Retype nothing but the lines from the start of the material up to and including the line with "from bokeh.resources import INLINE". Pictures don't belong in the copy.

** BEGIN Provided material **

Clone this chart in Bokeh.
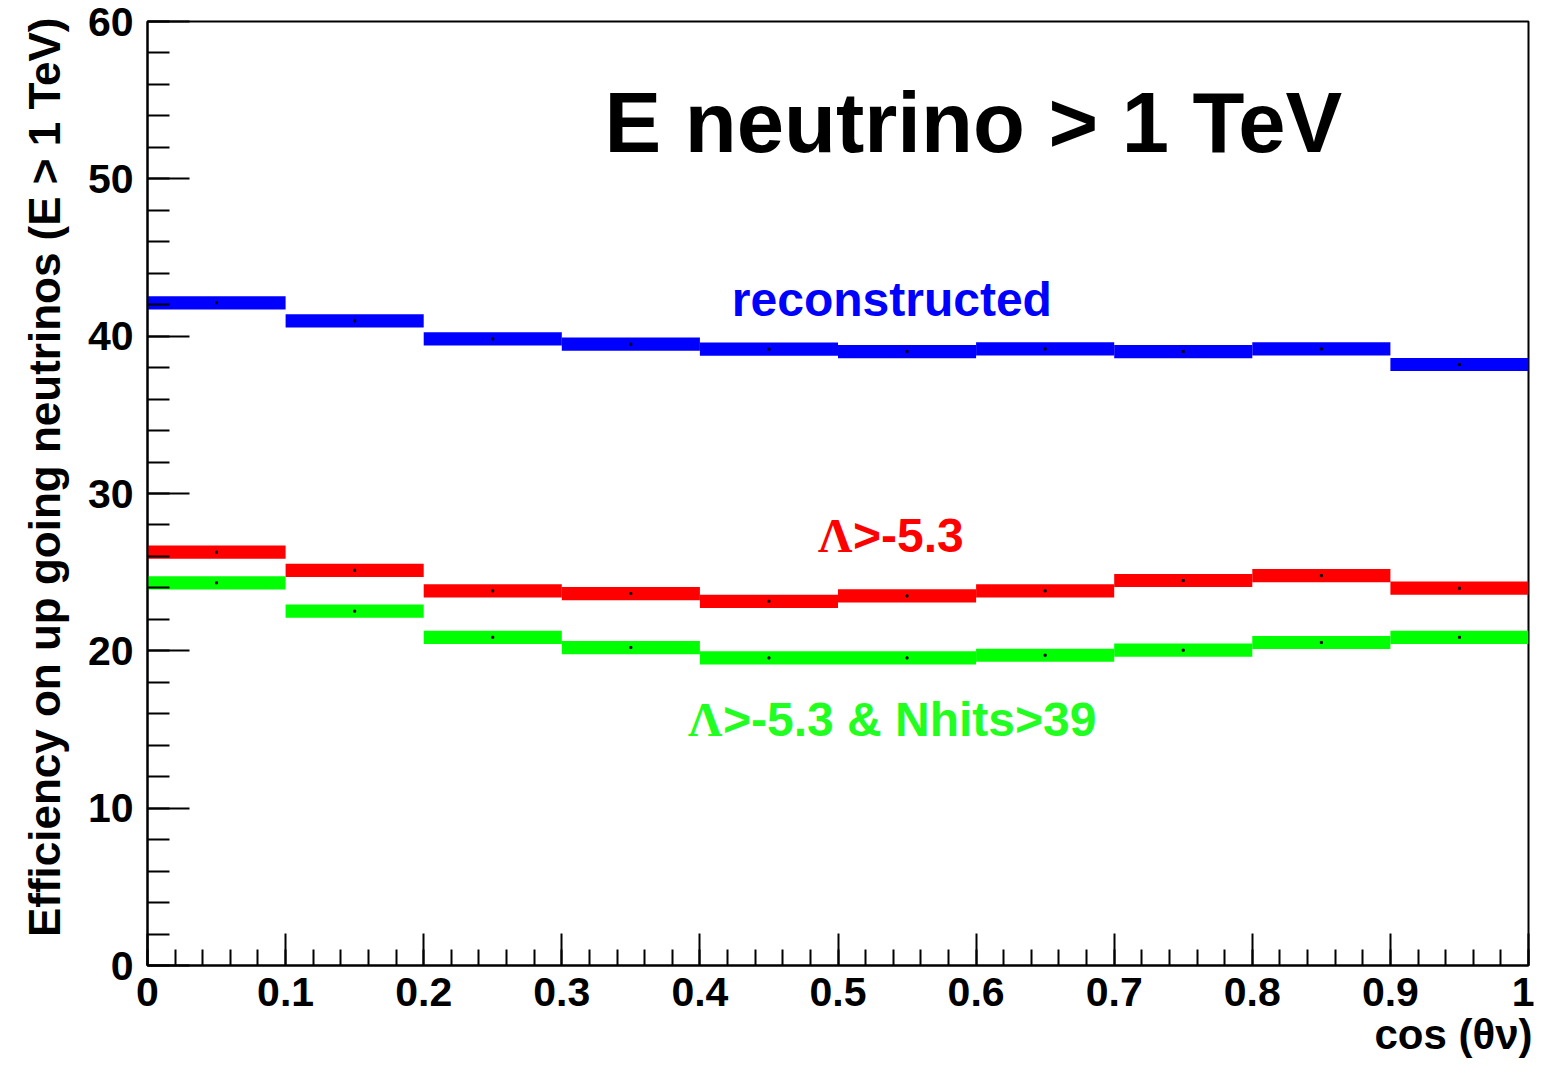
import math
from bokeh.plotting import figure
from bokeh.models import Range1d, FixedTicker, CustomJSTickFormatter, Label, Title, ColumnDataSource
from bokeh.embed import file_html
from bokeh.resources import INLINE

# ---- data ----
bin_left = [0.0, 0.1, 0.2, 0.3, 0.4, 0.5, 0.6, 0.7, 0.8, 0.9]
bin_right = [0.1, 0.2, 0.3, 0.4, 0.5, 0.6, 0.7, 0.8, 0.9, 1.0]
bin_center = [0.05, 0.15, 0.25, 0.35, 0.45, 0.55, 0.65, 0.75, 0.85, 0.95]
reconstructed = [42.12, 40.97, 39.83, 39.49, 39.17, 39.02, 39.19, 39.02, 39.19, 38.20]
lambda_cut = [26.27, 25.12, 23.81, 23.64, 23.15, 23.49, 23.81, 24.47, 24.78, 23.98]
lambda_nhits_cut = [24.32, 22.52, 20.86, 20.21, 19.55, 19.55, 19.72, 20.04, 20.53, 20.86]
error = [0.42] * 10
y_major_ticks = [0, 10, 20, 30, 40, 50, 60]
y_minor_ticks = list(range(0, 61, 2))
x_major_ticks = [0.0, 0.1, 0.2, 0.3, 0.4, 0.5, 0.6, 0.7, 0.8, 0.9, 1.0]
x_minor_ticks = [i / 50 for i in range(0, 51)]

FONT = "Liberation Sans"
SERIF = "Liberation Serif"

p = figure(frame_width=1381, frame_height=944, output_backend="svg", toolbar_location=None,
           x_range=Range1d(0, 1), y_range=Range1d(0, 60),
           min_border_left=147, min_border_right=6, min_border_top=21, min_border_bottom=93)
p.background_fill_color = "white"
p.border_fill_color = "white"
p.xgrid.visible = False
p.ygrid.visible = False
p.outline_line_color = "black"
p.outline_line_width = 2

series = [(reconstructed, "#0000ff"), (lambda_cut, "#ff0000"), (lambda_nhits_cut, "#00ff00")]
for vals, col in series:
    src = ColumnDataSource(dict(
        left=bin_left, right=bin_right, x=bin_center, y=vals,
        bottom=[v - e for v, e in zip(vals, error)],
        top=[v + e for v, e in zip(vals, error)]))
    p.quad(left="left", right="right", bottom="bottom", top="top", source=src,
           fill_color=col, line_color=None)
    p.scatter(x="x", y="y", source=src, marker="square", size=2, color="black")

# axes
xa = p.xaxis[0]
xa.ticker = FixedTicker(ticks=x_major_ticks, minor_ticks=x_minor_ticks)
xa.formatter = CustomJSTickFormatter(code="return tick.toFixed(1).replace(/\\.0$/, '');")
xa.major_tick_in = 32
xa.major_tick_out = 0
xa.minor_tick_in = 16
xa.minor_tick_out = 0
xa.major_label_standoff = 12

ya = p.yaxis[0]
ya.ticker = FixedTicker(ticks=y_major_ticks, minor_ticks=y_minor_ticks)
ya.major_tick_in = 42
ya.major_tick_out = 0
ya.minor_tick_in = 22
ya.minor_tick_out = 0
ya.major_label_standoff = 14

for ax in (xa, ya):
    ax.axis_line_width = 2
    ax.axis_line_color = "black"
    ax.major_tick_line_width = 2
    ax.minor_tick_line_width = 2
    ax.major_tick_line_color = "black"
    ax.minor_tick_line_color = "black"
    ax.major_label_text_font = FONT
    ax.major_label_text_font_style = "bold"
    ax.major_label_text_font_size = "41px"
    ax.major_label_text_color = "black"

# axis titles as side-panel titles
p.add_layout(Title(text="Efficiency on up going neutrinos (E > 1 TeV)", align="right",
                   text_font=FONT, text_font_style="bold", text_font_size="44px",
                   text_color="black", standoff=32, offset=-4), "left")
p.add_layout(Title(text="cos (\u03b8\u03bd)", align="right",
                   text_font=FONT, text_font_style="bold", text_font_size="42px",
                   text_color="black", standoff=0, offset=-4), "below")

def lab(x, y, text, size, color="black", align="left", font=FONT):
    p.add_layout(Label(x=x, y=y, text=text, text_font=font, text_font_style="bold",
                       text_font_size=size, text_color=color, text_align=align,
                       text_baseline="alphabetic"))

# title
lab(0.598, 53.55, "E neutrino > 1 TeV", "85px", align="center")
# series labels
lab(0.539, 42.3, "reconstructed", "48px", color="#0000ff", align="center")
lab(0.4855, 27.33, "\u039b", "48px", color="#ff0000", font=SERIF)
lab(0.5109, 27.33, ">-5.3", "48px", color="#ff0000")
lab(0.3914, 15.63, "\u039b", "48px", color="#20ff20", font=SERIF)
lab(0.4167, 15.63, ">-5.3 & Nhits>39", "48px", color="#20ff20")

open("out.html", "w").write(file_html(p, INLINE))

** END Provided material **

Solution below:
Clone this chart in Bokeh.
import math
from bokeh.plotting import figure
from bokeh.models import Range1d, FixedTicker, CustomJSTickFormatter, Label, Title, ColumnDataSource
from bokeh.embed import file_html
from bokeh.resources import INLINE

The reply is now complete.